Being a little tired, with a bit of a sore neck, I knew I would need to stop, get off the bike, turn, and wait for a space, before hurrying across the lane that was merging with the highway. Then I would have been on a downward sloping hill, and well before I reached the bottom, my two remaining minutes would have been up.

So I wisely decided to end that day’s run, and turn around and head back. This is the furthest I have ridden, and really, two minutes would not have made that much of a difference, unless I was tired enough that I got ‘messed up’ trying to make it across that lane. Not a good idea.

So, I got off my bike, in the small painted wedge of pavement, between the two lanes of vehicles (though the one on my right was actually empty at that time) turned, got back on, and wondered how I was going to do working my way 3 miles back to where I got on this highway, because it was all very slightly up hill. But, I did fine. I think I am getting stronger.

Then we (Vinnie and I) headed east, toward the road that leads down across the US/Canada border. We don’t go down it, just cross it, and the shoulders are very wide. We stopped at the store there, and got a garlic sausage bun that a guy was selling there, and had a break. Vinnie is a great passenger, but his tail wags wildly when I open his cage, and lift him out.
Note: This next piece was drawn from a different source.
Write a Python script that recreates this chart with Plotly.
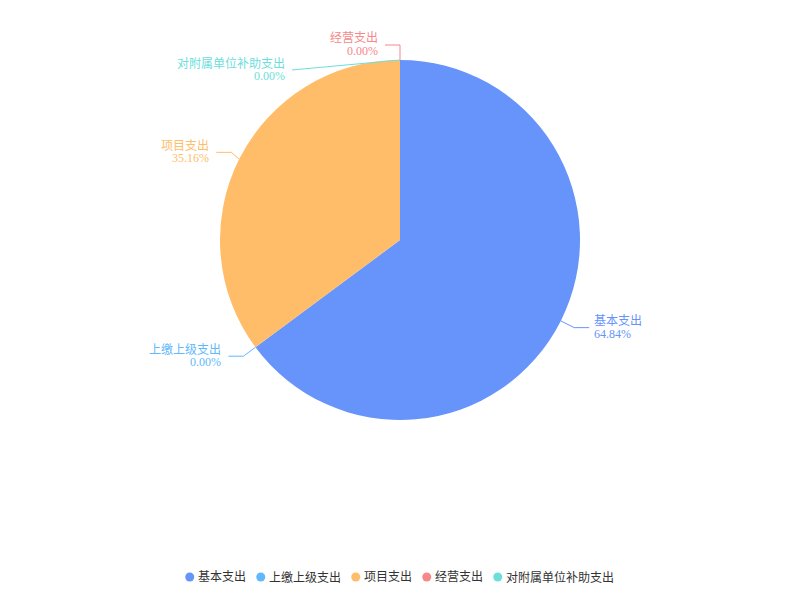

He was quite impressed with the sausage bun that I shared with him.

Taking a Break

Then, having done 2/3s of our planned run today, it was back on the bike, thinking about the hill I will need to walk up.

Ok, let's go
Ok, let's go

And here is that darned ‘S’ hill. Not nice! Time to get off and push.

Looking down the hill
Looking down the hill
Looking up the hill
Looking up the hill

But the view was pretty:

Blue sky and sunshine
Blue sky and sunshine

We’ll do another run like this in a week or so, when I recover!